Mangroves, peatlands, and old-growth forests are ecosystems that capture the highest levels of carbon, but if left protected would still require hundreds of years to capture all of the carbon dioxide emissions released by humans.
These types of ecosystems are particularly special due to their role in managing the global climate because they contain irrecoverable carbon, which is carbon that could not be recovered by 2050 if it was released into the atmosphere today.
“This timeframe exceeds the time we have remaining to avoid the worst impacts of global warming. There are some natural places that we cannot afford to lose due to their irreplaceable carbon reserves,” the scientists reported.
The Inside Passage in British Columbia. Many southern regions of B.C. have some of the highest reservoirs of carbon on the planet. (iStock / Getty Images Plus)
Approximately 23 per cent of the irrecoverable carbon is in state-designated protected areas and 33.6 per cent is managed by Indigenous peoples and local communities. Biomass, such as trees and seagrass, contains 57 per cent of irrecoverable carbon while 43 per cent is found in soils.
Data collected from remote sensors were used to map global carbon reserves. The analysis revealed that the regions with the highest densities of irrecoverable carbon are in the coastlines of British Columbia and Washington state, northern Ontario and Manitoba, western Siberia, western South America, the Congo Basin, Indonesia, Papua New Guinea, and Brunei.

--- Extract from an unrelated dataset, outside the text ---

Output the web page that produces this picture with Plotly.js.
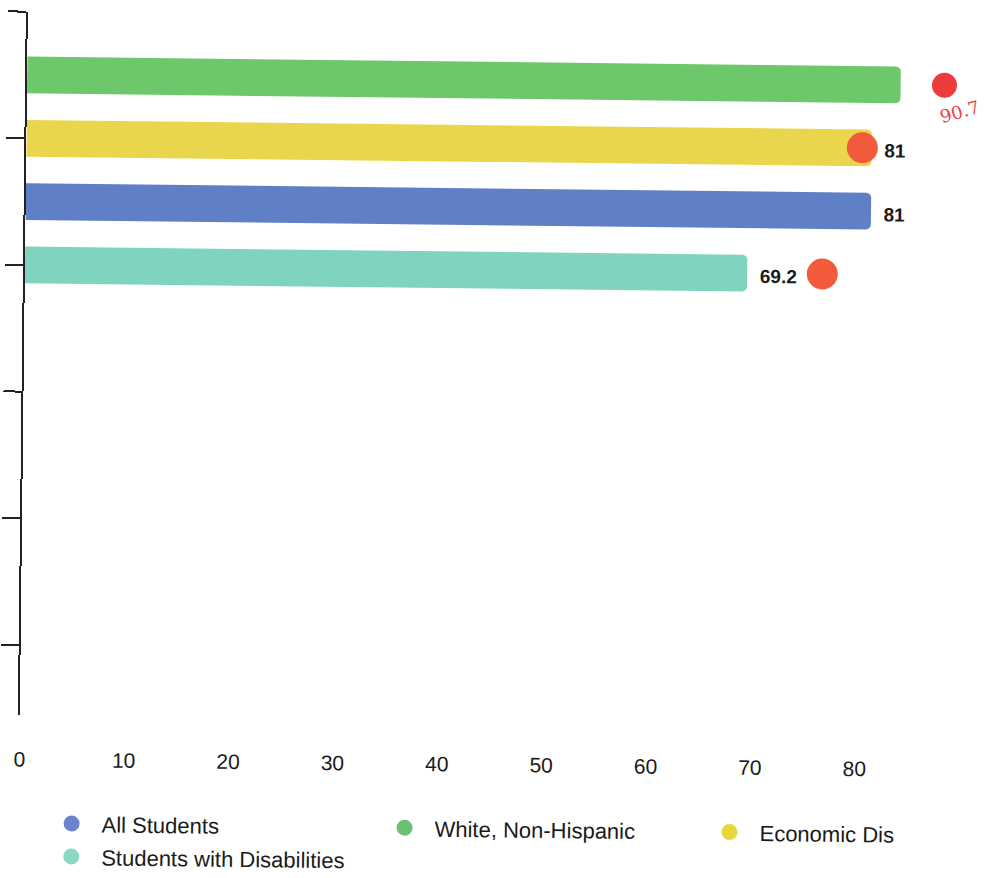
<!DOCTYPE html>
<html>
<head>
<meta charset="utf-8">
<script src="https://cdn.plot.ly/plotly-3.0.1.min.js"></script>
<style>
  html, body { margin: 0; padding: 0; background: #ffffff; overflow: hidden; }
  #chart { width: 998px; height: 878px; transform: rotate(0.65deg); transform-origin: 499px 439px; }
</style>
</head>
<body>
<div id="chart"></div>
<script>
// ---- data ----
const groups = ["White, Non-Hispanic", "Economic Dis", "All Students", "Students with Disabilities"];
const rowPos = [1, 2, 3, 4];
const values = [83.7, 81, 81, 69.2];
const valueLabels = ["", "81", "81", "69.2"];
const barColors = ["#6cc86b", "#ead64c", "#5f7fc6", "#7fd4c0"];
const legendOrder = ["All Students", "White, Non-Hispanic", "Economic Dis", "Students with Disabilities"];
const legendColors = ["#6a84cc", "#6cc070", "#e6d83a", "#8cd8c6"];
// handwritten red marks
const markX = [87.9, 80.1, 76.4];
const markY = [1, 2, 4];
const markColors = ["#ee3b3e", "#f25a3c", "#f25a3c"];
const markSizes = [25, 31, 31];
const handNote = "90.7";
const xTicks = [0, 10, 20, 30, 40, 50, 60, 70, 80];
const yTicks = [0, 2, 4, 6, 8, 10];

const font = "Liberation Sans, Arial, sans-serif";
const traces = [];

// bars
groups.forEach((g, i) => {
  traces.push({
    type: "bar", orientation: "h",
    x: [values[i]], y: [rowPos[i]],
    width: 0.58,
    marker: { color: barColors[i], cornerradius: 5, line: { width: 0 } },
    showlegend: false, hoverinfo: "x+name", name: g
  });
});

// legend entries (circles)
const legendIds = ["legend", "legend2", "legend3", "legend4"];
legendOrder.forEach((g, i) => {
  traces.push({
    type: "scatter", mode: "markers",
    x: [null], y: [null], name: g,
    marker: { color: legendColors[i], size: 17, symbol: "circle" },
    legend: legendIds[i], showlegend: true
  });
});

// red hand marks
traces.push({
  type: "scatter", mode: "markers",
  x: markX, y: markY,
  marker: { color: markColors, size: markSizes, opacity: 1, line: { width: 0 } },
  cliponaxis: false, showlegend: false, hoverinfo: "skip"
});

const annotations = [];
groups.forEach((g, i) => {
  if (valueLabels[i] !== "") {
    annotations.push({
      x: values[i], y: rowPos[i], xref: "x", yref: "y",
      text: "<b>" + valueLabels[i] + "</b>", showarrow: false,
      xanchor: "left", yanchor: "middle", xshift: 11, yshift: -3,
      font: { family: font, size: 19, color: "#1b1b1b" }
    });
  }
});
annotations.push({
  x: 87.0, y: 1.42, xref: "x", yref: "y",
  text: handNote, showarrow: false, textangle: -16,
  xanchor: "left", yanchor: "middle",
  font: { family: "DejaVu Serif, serif", size: 18, color: "#ef3d4a" }
});

function legendAt(cx, cy) {
  return {
    xref: "container", yref: "container",
    x: (cx - 30) / 998, y: 1 - cy / 878,
    xanchor: "left", yanchor: "middle",
    orientation: "v", bgcolor: "rgba(0,0,0,0)", borderwidth: 0,
    itemwidth: 50,
    font: { family: font, size: 22, color: "#1a1a1a" }
  };
}

const layout = {
  width: 998, height: 878,
  paper_bgcolor: "#ffffff", plot_bgcolor: "#ffffff",
  margin: { l: 23, r: 20, t: 17, b: 158, autoexpand: false },
  barmode: "overlay",
  showlegend: true,
  legend: legendAt(76, 828.5),
  legend2: legendAt(409, 829),
  legend3: legendAt(734, 829.6),
  legend4: legendAt(76, 861.5),
  xaxis: {
    range: [0, 91.5],
    tickvals: xTicks, ticktext: xTicks.map(String),
    showgrid: false, zeroline: false, showline: false, ticks: "",
    ticklabelstandoff: 30, automargin: false,
    tickfont: { family: font, size: 21, color: "#1a1a1a" }
  },
  yaxis: {
    range: [11.1, 0], automargin: false,
    tickvals: yTicks, showticklabels: false,
    showgrid: false, zeroline: false,
    showline: true, linecolor: "#222222", linewidth: 2,
    ticks: "outside", ticklen: 18, tickwidth: 2, tickcolor: "#222222"
  },
  annotations: annotations
};

Plotly.newPlot("chart", traces, layout, { displayModeBar: false, staticPlot: true });
</script>
</body>
</html>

Half of the irrecoverable carbon that is in existence is concentrated in just 3.3 per cent of the Earth’s surface, which is roughly equal to the land area of India and Mexico combined. The researchers have reported that this presents opportunities for initiatives that can target these relatively small areas.
The study stated that agriculture, logging, and wildfires have released at least four gigatonnes of irrecoverable carbon. There are approximately 139.1—582.7 gigatonnes of irrecoverable carbon remaining, which is currently facing risks from land use changes and climate change. So far, humans have added 651 gigatonnes to the atmosphere, which has caused global temperatures to warm more than 1°C since the early 1900s.
“While areas of current irrecoverable carbon loss require immediate attention, a view towards future risks — both due to shifting human pressures and a changing climate — is needed to ensure these irrecoverable carbon reserves are maintained over the coming decades,” the study stated.
“Decisions governing irrecoverable carbon in ecosystems today will affect the atmosphere of generations to come.”